┌────────

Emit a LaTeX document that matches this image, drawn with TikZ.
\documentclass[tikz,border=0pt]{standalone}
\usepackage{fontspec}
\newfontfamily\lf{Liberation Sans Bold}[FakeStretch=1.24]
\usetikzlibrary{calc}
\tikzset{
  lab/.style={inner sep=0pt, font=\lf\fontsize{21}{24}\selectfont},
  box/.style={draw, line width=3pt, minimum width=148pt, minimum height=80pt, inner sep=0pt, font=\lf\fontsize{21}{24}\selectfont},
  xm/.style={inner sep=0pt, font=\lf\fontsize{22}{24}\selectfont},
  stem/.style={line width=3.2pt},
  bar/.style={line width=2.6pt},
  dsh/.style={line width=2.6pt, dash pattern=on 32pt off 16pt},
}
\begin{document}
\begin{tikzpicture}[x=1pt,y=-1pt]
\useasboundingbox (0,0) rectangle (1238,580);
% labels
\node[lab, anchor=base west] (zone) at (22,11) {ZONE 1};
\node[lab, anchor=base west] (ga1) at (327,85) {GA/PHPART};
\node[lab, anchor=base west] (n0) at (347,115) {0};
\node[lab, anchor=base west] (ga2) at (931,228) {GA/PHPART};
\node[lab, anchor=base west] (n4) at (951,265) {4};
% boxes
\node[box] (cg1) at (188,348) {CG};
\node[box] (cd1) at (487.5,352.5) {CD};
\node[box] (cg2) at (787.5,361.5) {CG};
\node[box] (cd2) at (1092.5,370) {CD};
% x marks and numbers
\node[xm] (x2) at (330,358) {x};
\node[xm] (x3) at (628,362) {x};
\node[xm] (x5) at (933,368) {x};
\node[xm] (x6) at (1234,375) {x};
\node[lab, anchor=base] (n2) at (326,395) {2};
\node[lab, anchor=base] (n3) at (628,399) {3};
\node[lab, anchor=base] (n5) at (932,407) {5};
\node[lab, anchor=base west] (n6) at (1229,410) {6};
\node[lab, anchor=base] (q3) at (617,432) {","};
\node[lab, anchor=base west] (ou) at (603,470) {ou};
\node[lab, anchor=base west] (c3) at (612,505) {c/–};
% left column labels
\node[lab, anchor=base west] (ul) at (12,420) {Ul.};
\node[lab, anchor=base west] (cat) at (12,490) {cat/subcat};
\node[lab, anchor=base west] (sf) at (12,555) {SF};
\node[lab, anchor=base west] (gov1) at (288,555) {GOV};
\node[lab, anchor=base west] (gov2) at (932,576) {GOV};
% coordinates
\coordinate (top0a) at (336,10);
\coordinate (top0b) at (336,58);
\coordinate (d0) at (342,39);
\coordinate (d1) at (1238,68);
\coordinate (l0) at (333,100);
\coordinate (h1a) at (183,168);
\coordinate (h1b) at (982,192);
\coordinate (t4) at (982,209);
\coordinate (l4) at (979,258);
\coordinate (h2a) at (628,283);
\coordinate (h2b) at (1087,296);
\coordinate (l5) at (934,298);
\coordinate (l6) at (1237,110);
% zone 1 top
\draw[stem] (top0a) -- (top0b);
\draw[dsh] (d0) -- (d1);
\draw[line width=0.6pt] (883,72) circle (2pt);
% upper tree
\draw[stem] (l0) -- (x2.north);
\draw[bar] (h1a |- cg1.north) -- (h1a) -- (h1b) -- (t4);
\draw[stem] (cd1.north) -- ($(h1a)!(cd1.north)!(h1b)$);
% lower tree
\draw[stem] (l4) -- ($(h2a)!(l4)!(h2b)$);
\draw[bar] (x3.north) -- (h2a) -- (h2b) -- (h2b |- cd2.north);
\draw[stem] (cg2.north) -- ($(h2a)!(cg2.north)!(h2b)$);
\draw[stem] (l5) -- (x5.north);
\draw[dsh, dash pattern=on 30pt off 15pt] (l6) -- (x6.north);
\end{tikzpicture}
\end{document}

└────────

* _Task statement_
Your task is to quote the listing above word for word.

* _Exercise solution_
Emit a LaTeX document that matches this image, drawn with TikZ.
\documentclass[tikz,border=0pt]{standalone}
\usepackage{fontspec}
\newfontfamily\lf{Liberation Sans Bold}[FakeStretch=1.24]
\usetikzlibrary{calc}
\tikzset{
  lab/.style={inner sep=0pt, font=\lf\fontsize{21}{24}\selectfont},
  box/.style={draw, line width=3pt, minimum width=148pt, minimum height=80pt, inner sep=0pt, font=\lf\fontsize{21}{24}\selectfont},
  xm/.style={inner sep=0pt, font=\lf\fontsize{22}{24}\selectfont},
  stem/.style={line width=3.2pt},
  bar/.style={line width=2.6pt},
  dsh/.style={line width=2.6pt, dash pattern=on 32pt off 16pt},
}
\begin{document}
\begin{tikzpicture}[x=1pt,y=-1pt]
\useasboundingbox (0,0) rectangle (1238,580);
% labels
\node[lab, anchor=base west] (zone) at (22,11) {ZONE 1};
\node[lab, anchor=base west] (ga1) at (327,85) {GA/PHPART};
\node[lab, anchor=base west] (n0) at (347,115) {0};
\node[lab, anchor=base west] (ga2) at (931,228) {GA/PHPART};
\node[lab, anchor=base west] (n4) at (951,265) {4};
% boxes
\node[box] (cg1) at (188,348) {CG};
\node[box] (cd1) at (487.5,352.5) {CD};
\node[box] (cg2) at (787.5,361.5) {CG};
\node[box] (cd2) at (1092.5,370) {CD};
% x marks and numbers
\node[xm] (x2) at (330,358) {x};
\node[xm] (x3) at (628,362) {x};
\node[xm] (x5) at (933,368) {x};
\node[xm] (x6) at (1234,375) {x};
\node[lab, anchor=base] (n2) at (326,395) {2};
\node[lab, anchor=base] (n3) at (628,399) {3};
\node[lab, anchor=base] (n5) at (932,407) {5};
\node[lab, anchor=base west] (n6) at (1229,410) {6};
\node[lab, anchor=base] (q3) at (617,432) {","};
\node[lab, anchor=base west] (ou) at (603,470) {ou};
\node[lab, anchor=base west] (c3) at (612,505) {c/–};
% left column labels
\node[lab, anchor=base west] (ul) at (12,420) {Ul.};
\node[lab, anchor=base west] (cat) at (12,490) {cat/subcat};
\node[lab, anchor=base west] (sf) at (12,555) {SF};
\node[lab, anchor=base west] (gov1) at (288,555) {GOV};
\node[lab, anchor=base west] (gov2) at (932,576) {GOV};
% coordinates
\coordinate (top0a) at (336,10);
\coordinate (top0b) at (336,58);
\coordinate (d0) at (342,39);
\coordinate (d1) at (1238,68);
\coordinate (l0) at (333,100);
\coordinate (h1a) at (183,168);
\coordinate (h1b) at (982,192);
\coordinate (t4) at (982,209);
\coordinate (l4) at (979,258);
\coordinate (h2a) at (628,283);
\coordinate (h2b) at (1087,296);
\coordinate (l5) at (934,298);
\coordinate (l6) at (1237,110);
% zone 1 top
\draw[stem] (top0a) -- (top0b);
\draw[dsh] (d0) -- (d1);
\draw[line width=0.6pt] (883,72) circle (2pt);
% upper tree
\draw[stem] (l0) -- (x2.north);
\draw[bar] (h1a |- cg1.north) -- (h1a) -- (h1b) -- (t4);
\draw[stem] (cd1.north) -- ($(h1a)!(cd1.north)!(h1b)$);
% lower tree
\draw[stem] (l4) -- ($(h2a)!(l4)!(h2b)$);
\draw[bar] (x3.north) -- (h2a) -- (h2b) -- (h2b |- cd2.north);
\draw[stem] (cg2.north) -- ($(h2a)!(cg2.north)!(h2b)$);
\draw[stem] (l5) -- (x5.north);
\draw[dsh, dash pattern=on 30pt off 15pt] (l6) -- (x6.north);
\end{tikzpicture}
\end{document}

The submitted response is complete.